3. Jumpovers connect the lowest tapping at jacket end over a welded or
   flanged joint to the top (or side) tapping in the adjoining jacketed section
   for horizontal piping. The steam and condensate are carried together
   from one section through the jumpover to the next section. In case of
   flanged joints the jumpover shall be provided with a breakup flange. The
   inlet & outlet to steam jacket shall be 1800 apart.
4. The maximum number of jacketed sections included in one circuit
   depends on layout, type of fittings or valves, size, insulations etc.
   Straight run of pipe shall have break-up flange joints at every 5M (max.)
5. The total length of one circuit shall not exceed 20M in case of
   continuous jacketing and 25M in case of discontinuous jacketing.
6. Although each circuit shall be arranged so that the flow of condensate is
   generally downwards, a small vertical rise, due to layout is permitted
   provided drainage at lowest point if possible. The total of individual
   vertical pipe rise per circuit shall not be more than 1 metro and each
   individual rise shall be less than 300mm.
7. The layout of piping and equipment must be such as to reduce potential
   congealing to a minimum. Dead-ended and non-circulating piping
   should be avoided where possible.
8.  Across shall be provided in case of direction change, however, jacketed elbows may be used if specially indicated in ISOS.
9. For continuous jacketed fittings, jumpovers, branch connections
   (including vents/drain/instrument connections) and for usage of baffles etc. Annexure-V, VI, VII.
10. For discontinuous jacketing details refer Annexure-VIII.
11. To keep proper concentricity between core and jacketed pipe internal guide (Rods or Bars) shall be provided at interval depending upon size of the Pipe.
12. Flanged joints or end caps shall be used to discontinue one feed length
    from the next. Intermediate partial baffles shall be provided if a separate
    branch portion is to be heated from the main tine steam.

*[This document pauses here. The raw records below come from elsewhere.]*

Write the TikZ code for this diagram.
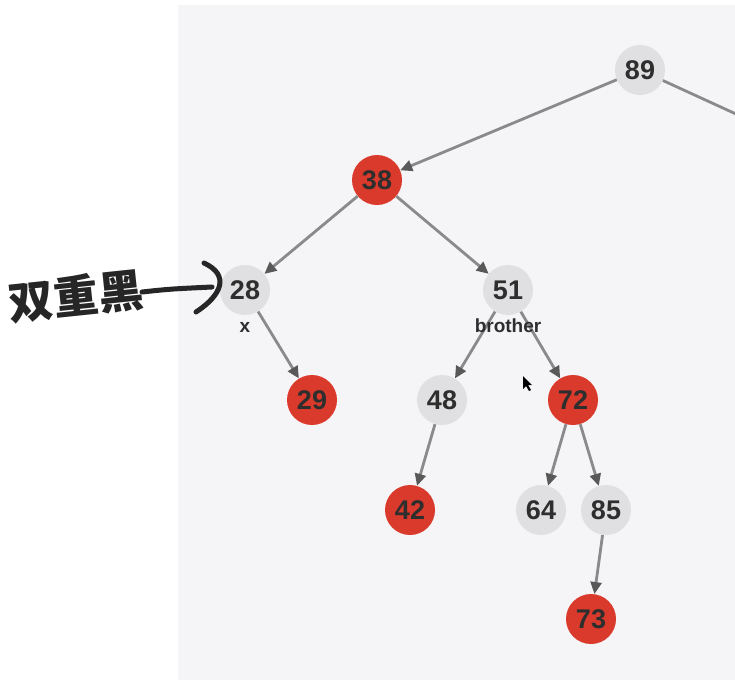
\documentclass[tikz,border=0pt]{standalone}
\usepackage{fontspec}
\setmainfont{Liberation Sans}
\newfontfamily\cjk{Noto Sans CJK SC}
\usetikzlibrary{arrows.meta}
\definecolor{panel}{HTML}{F5F4F7}
\definecolor{nodegray}{HTML}{E0E0E2}
\definecolor{nodered}{HTML}{D93A2B}
\definecolor{edgegray}{HTML}{8A8A8A}
\definecolor{txt}{HTML}{2E2E2E}
\tikzset{
  tn/.style={circle, minimum size=50pt, inner sep=0pt, font=\fontsize{27}{27}\selectfont\bfseries, text=txt},
  gn/.style={tn, fill=nodegray},
  rn/.style={tn, fill=nodered},
  edge/.style={draw=edgegray, line width=2.8pt, -{Triangle[length=12pt,width=11pt,fill=black!65,color=black!65]}},
  lbl/.style={font=\fontsize{19}{19}\selectfont\bfseries, text=txt},
  hand/.style={draw=black!85, line width=5pt, line cap=round, line join=round}
}
\begin{document}
\begin{tikzpicture}[x=1pt,y=-1pt]
\useasboundingbox (0,0) rectangle (735,686);
\fill[white] (0,0) rectangle (735,686);
\fill[panel] (178,5) rectangle (735,680);
\begin{scope}
\clip (0,0) rectangle (735,686);
\node[gn] (n89) at (640,70) {89};
\node[rn] (n38) at (377,180) {38};
\node[gn] (n28) at (245,290) {28};
\node[gn] (n51) at (508,290) {51};
\node[rn] (n29) at (312,400) {29};
\node[gn] (n48) at (442,400) {48};
\node[rn] (n72) at (573,400) {72};
\node[rn] (n42) at (410,510) {42};
\node[gn] (n64) at (541,510) {64};
\node[gn] (n85) at (606,510) {85};
\node[rn] (n73) at (591,619) {73};
\coordinate (offr) at (760,125);
\draw[draw=edgegray, line width=2.8pt] (n89) -- (offr);
\draw[edge] (n89) -- (n38);
\draw[edge] (n38) -- (n28);
\draw[edge] (n38) -- (n51);
\draw[edge] (n28) -- (n29);
\draw[edge] (n51) -- (n48);
\draw[edge] (n51) -- (n72);
\draw[edge] (n48) -- (n42);
\draw[edge] (n72) -- (n64);
\draw[edge] (n72) -- (n85);
\draw[edge] (n85) -- (n73);
\end{scope}
\node[lbl] (lx) at (245,327) {x};
\node[lbl] (lb) at (508,326) {brother};
% handwritten note
\node[text=black!85, font=\fontsize{45}{45}\cjk\bfseries, rotate=6, inner sep=0pt] (note) at (76,296) {双重黑};
\coordinate (h1) at (142,292);
\coordinate (h2) at (212,287);
\coordinate (h3) at (204,263);
\coordinate (h4) at (196,312);
\draw[hand] (h1) .. controls (170,289) .. (h2);
\draw[hand] (h3) .. controls (230,275) and (222,295) .. (h4);
% cursor
\fill[black] (523,376) -- (523,389) -- (526,386) -- (529,391) -- (531,390) -- (528,385) -- (532,385) -- cycle;
\end{tikzpicture}
\end{document}
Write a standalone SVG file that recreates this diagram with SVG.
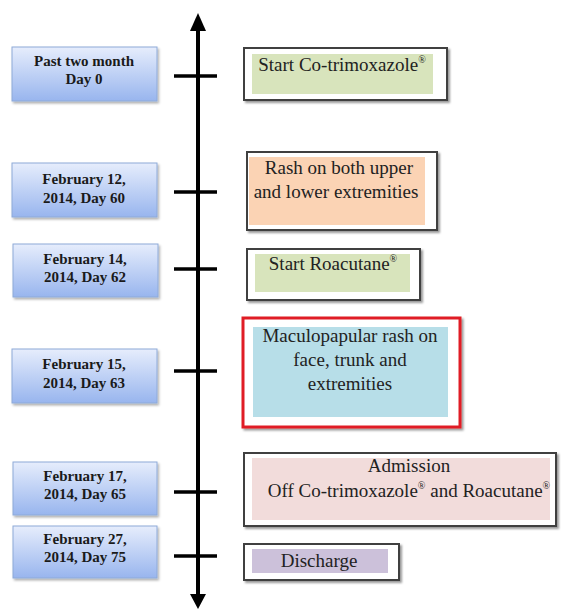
<svg xmlns="http://www.w3.org/2000/svg" width="565" height="610" viewBox="0 0 565 610">
<style>
.date rect{fill:url(#gblue);stroke:#8eaad8;stroke-width:1;filter:url(#sh)}
.date text{font-family:"Liberation Serif","Times New Roman",serif;font-weight:bold;font-size:15px;fill:#1a1a1a;text-anchor:middle}
.ev .outer{fill:#fff;stroke:#3f3f3f;stroke-width:2;filter:url(#sh2)}
.ev .red{fill:#fff;stroke:#e01f25;stroke-width:3;filter:url(#sh2)}
.ev text{font-family:"Liberation Serif","Times New Roman",serif;font-size:19px;fill:#222;text-anchor:middle}
.sup{font-size:10px}
.axis{stroke:#000;stroke-width:4;fill:none}
.tick{stroke:#000;stroke-width:3.5}
</style>
<defs>
<linearGradient id="gblue" x1="0" y1="0" x2="0" y2="1">
<stop offset="0" stop-color="#e6edfc"/>
<stop offset="1" stop-color="#98b5ee"/>
</linearGradient>
<filter id="sh" x="-10%" y="-10%" width="130%" height="140%">
<feDropShadow dx="1.5" dy="2" stdDeviation="1.2" flood-color="#000" flood-opacity="0.3"/>
</filter>
<filter id="sh2" x="-10%" y="-10%" width="130%" height="140%">
<feDropShadow dx="2" dy="2" stdDeviation="1.2" flood-color="#000" flood-opacity="0.4"/>
</filter>
</defs>
<rect width="565" height="610" fill="#fff"/>

<g id="connectors">
<line class="axis" x1="198" y1="28" x2="198" y2="597"/>
<polygon points="198,13 190,31 206,31" fill="#000"/>
<polygon points="198,609 190,594 206,594" fill="#000"/>
<line class="tick" x1="174" y1="76" x2="217" y2="76"/>
<line class="tick" x1="174" y1="192" x2="217" y2="192"/>
<line class="tick" x1="174" y1="269" x2="217" y2="269"/>
<line class="tick" x1="174" y1="371" x2="217" y2="371"/>
<line class="tick" x1="174" y1="492" x2="217" y2="492"/>
<line class="tick" x1="174" y1="556" x2="217" y2="556"/>
</g>

<g id="d0" class="date"><rect x="12" y="47" width="145" height="54"/><text x="84" y="66">Past two month</text><text x="84" y="84">Day 0</text></g>
<g id="d60" class="date"><rect x="12" y="163" width="145" height="54"/><text x="84" y="184">February 12,</text><text x="84" y="203">2014, Day 60</text></g>
<g id="d62" class="date"><rect x="13" y="244" width="145" height="53"/><text x="85" y="264">February 14,</text><text x="85" y="282">2014, Day 62</text></g>
<g id="d63" class="date"><rect x="12" y="349" width="145" height="54"/><text x="84" y="369">February 15,</text><text x="84" y="388">2014, Day 63</text></g>
<g id="d65" class="date"><rect x="13" y="462" width="144" height="53"/><text x="85" y="481">February 17,</text><text x="85" y="499">2014, Day 65</text></g>
<g id="d75" class="date"><rect x="13" y="526" width="144" height="52"/><text x="85" y="544">February 27,</text><text x="85" y="562">2014, Day 75</text></g>

<g id="e0" class="ev"><rect class="outer" x="244" y="48" width="203" height="52"/><rect x="252" y="54" width="181" height="40" fill="#d8e4bc"/><text x="342" y="71">Start Co-trimoxazole<tspan class="sup" dy="-8">®</tspan></text></g>
<g id="e60" class="ev"><rect class="outer" x="247" y="152" width="190" height="78"/><rect x="249" y="157" width="176" height="68" fill="#fbd3b4"/><text x="339" y="174">Rash on both upper</text><text x="336" y="198">and lower extremities</text></g>
<g id="e62" class="ev"><rect class="outer" x="247" y="249" width="173" height="51"/><rect x="255" y="254" width="155" height="38" fill="#d8e4bc"/><text x="333" y="270">Start Roacutane<tspan class="sup" dy="-8">®</tspan></text></g>
<g id="e63" class="ev"><rect class="red" x="243" y="318" width="217" height="109"/><rect x="253" y="327" width="195" height="90" fill="#b7dee8"/><text x="350" y="342">Maculopapular rash on</text><text x="350" y="366">face, trunk and</text><text x="350" y="390">extremities</text></g>
<g id="e65" class="ev"><rect class="outer" x="244" y="453" width="312" height="73"/><rect x="252" y="458" width="298" height="62" fill="#f2dcdb"/><text x="409" y="472">Admission</text><text x="409" y="497">Off Co-trimoxazole<tspan class="sup" dy="-8">®</tspan><tspan dy="8"> and Roacutane</tspan><tspan class="sup" dy="-8">®</tspan></text></g>
<g id="e75" class="ev"><rect class="outer" x="244" y="544" width="155" height="36"/><rect x="252" y="549" width="136" height="24" fill="#ccc1da"/><text x="319" y="567">Discharge</text></g>
</svg>
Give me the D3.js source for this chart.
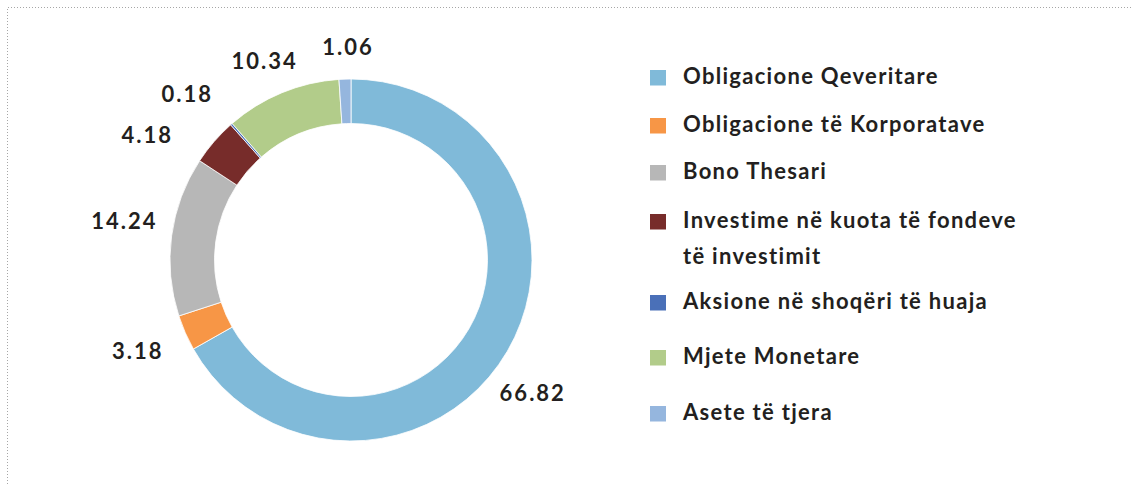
<!DOCTYPE html>
<html>
<head>
<meta charset="utf-8">
<title>Struktura e aseteve</title>
<script src="https://d3js.org/d3.v7.min.js"></script>
<style>
    body { margin: 0; background: #fff; }
    svg text { font-family: Lato, "Open Sans", sans-serif; font-weight: 700; fill: #231f20; }
</style>
</head>
<body>
<svg class="chart"></svg>
<script>
// data
const categories = [
    "Obligacione Qeveritare",
    "Obligacione të Korporatave",
    "Bono Thesari",
    "Investime në kuota të fondeve të investimit",
    "Aksione në shoqëri të huaja",
    "Mjete Monetare",
    "Asete të tjera"
];
const values = [66.82, 3.18, 14.24, 4.18, 0.18, 10.34, 1.06];
const colors = ["#80bad9", "#f79646", "#b7b7b7", "#772c2a", "#4a70b8", "#b2cc8a", "#95b6de"];

// legend text, split where the original wraps
const legendLines = [
    ["Obligacione Qeveritare"],
    ["Obligacione të Korporatave"],
    ["Bono Thesari"],
    ["Investime në kuota të fondeve", "të investimit"],
    ["Aksione në shoqëri të huaja"],
    ["Mjete Monetare"],
    ["Asete të tjera"]
];

var width = 1132, height = 484;
var cx = 351, cy = 260;
var outerR = 181, innerR = 136.5;

// label nudges (degrees, px) to get the same placement as the original
var labelNudge = [[6, -6], [0.6, 5], [2.2, -4], [-9.2, 13], [-3.3, 9], [-1.1, -4], [1.1, 5]];

// legend rows: baselines
var legendY = [84, 132, 179, 228, 309, 364, 420];

var svg = d3.select(".chart")
    .attr("width", width)
    .attr("height", height);

// dotted frame (top and left only are in view)
svg.append("path")
    .attr("d", "M7.5," + height + "V7.5H" + width)
    .attr("fill", "none")
    .attr("stroke", "#a6a6a6")
    .attr("stroke-width", 1)
    .attr("stroke-dasharray", "1,2");

var pie = d3.pie().sort(null).value(function(d){ return d; });
var arc = d3.arc().innerRadius(innerR).outerRadius(outerR);
var arcs = pie(values);

var g = svg.append("g").attr("transform", "translate(" + cx + "," + cy + ")");

g.selectAll(".slice")
    .data(arcs)
    .enter()
    .append("path")
    .attr("class", "slice")
    .attr("d", arc)
    .attr("fill", function(d, i){ return colors[i]; })
    .attr("stroke", "#fff")
    .attr("stroke-width", 0.8);

// value labels outside the ring
var labels = g.selectAll(".lbl")
    .data(arcs)
    .enter()
    .append("text")
    .attr("class", "lbl")
    .attr("text-anchor", "middle")
    .style("font-size", "22px")
    .style("letter-spacing", "2px")
    .text(function(d){ return d3.format(".2f")(d.value); });

labels.each(function(d, i){
    var w = this.getComputedTextLength();
    var a = (d.startAngle + d.endAngle) / 2 + labelNudge[i][0] * Math.PI / 180;
    var s = Math.sin(a), c = -Math.cos(a);
    var r = 200 + Math.abs(s) * w / 2 + Math.abs(c) * 8 + labelNudge[i][1];
    d3.select(this)
        .attr("x", s * r)
        .attr("y", c * r + 8);
});

// legend
var legend = svg.append("g").attr("class", "legend");
var rows = legend.selectAll(".row")
    .data(categories)
    .enter()
    .append("g")
    .attr("class", "row")
    .attr("transform", function(d, i){ return "translate(650," + legendY[i] + ")"; });

rows.append("rect")
    .attr("x", 0)
    .attr("y", -14)
    .attr("width", 16)
    .attr("height", 15.5)
    .attr("fill", function(d, i){ return colors[i]; });

rows.append("text")
    .style("font-size", "22px")
    .style("letter-spacing", "1.3px")
    .selectAll("tspan")
    .data(function(d, i){ return legendLines[i]; })
    .enter()
    .append("tspan")
    .attr("x", 33)
    .attr("y", function(d, j){ return j * 36; })
    .text(function(d){ return d; });
</script>
</body>
</html>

2.6 Condensate outlet piping to condensate header; Steam  traps and Trap  installation

1. At the end of any circuit, the steam condensate is to be drained from
   lowest point in any circuit.
2. The steam traps shall be ‘Balanced pressure thermostatic’ steam traps with 40 mesh strainer & 100 subcool temperatures.
3. The condensate drain line shall be 1/2″ NB for 4″x3″ jackets and smaller
   and 3/4″ NB for 6″x4″ jackets or larger
4. Condensate drain lines from each circuit to steam traps to be as short
   as possible for gravity drainage.
5. The discharge line of the steam trap shall be as short as possible and
   self draining.
6. Each steam jacket circuit shall be provided with its own trap connecting
   to condensate recovery system.
7.  Arrangement of condensate manifold is shown in Annexure-I.
8.  The steam traps must be preferably installed in the horizontal line,
9. The discharge from a number of steam traps shall be combined into a
   condensate recovery manifold which is connected to main underground
   (open system) condensate header.

3.0 Material

All piping materials for Process line (inner core), outer jacket, steam supply
and condensate return shall be in accordance with material specifications.
Material specification for the Process line (inner core) shall be as per P&ID.
Material spec for the jacket shall be carbon steel when the jacketing is done with LP
Steam. Material for inlet lead line, jumpovers and outlet lines shall also be carbon steel.

4.0 Fabrication and Erection

1. Fabrication and erection of piping systems shall be done as per Company/Project
   Specification.
2. Each  weld of  the inner  pipe  shall  be  accessible  for  taking  X-ray  and shall  be  visible  during  hydrotesting.  Therefore split jackets shall be used to enable inspection of each inner pipe weld.
3. Longitudinal welds from the split pipe jackets and split tees or reducers shall be staggered to avoid cross weld.

5.0  Inspection Flushing and Testing

1. Hydrotesting, flushing, draining and inspection shall be done as per company/Project Specification.
2. Visual   and   nondestructive   examinations   of   all   welds   shall  be  in  accordance  with  the  requirements  of  Standard  Specification  for  non-destructive examination requirement of piping.
3. Welds of the process pipe shall be inspected and tested before jacket pipe is welded.
4. Jacket pipe shall be inspected and tested before steam supply and condensate return piping are connected to the jacket.

6.0  Fabrication Inspection   & Testing Sequence  for fully Jacketed  piping  items  ( Typical sequence  for  Jacketed  Pipe spool)

1. Weld one end flange onto inner pipe
2. Weld guide strips onto inner pipe
3. Weld wear plates onto inner pipe
4. Slide jacket pipe (minus split collar) over inner pipe
5. Weld remaining end flange to other end of inner pipe
6. Perform N.D.E of inner pipe as per Company/Project Specification
7. Hydrotest  inner pipe spool
8. Weld jacket pipe to one end flange
9. Weld split collar to jacket and end flange
10. Perform N.D.E of outer jacket as per Company/Project Specification
11. Hydrotest  jacket pipe spool

Notes:

1. For prefabrication purposes of a branch connection it is necessary to split the jacket pipe onto 4 longitudinal half pipe shells (dimensions as per the applicable T-fitting).  This enables welding of the inner pipe branch weld.
2. For prefabrication purposes of a branch connection it is necessary to split the jacket pipe onto 4 longitudinal half pipe shells (dimensions as per the applicable T-fitting).  This enables welding of the inner pipe branch weld.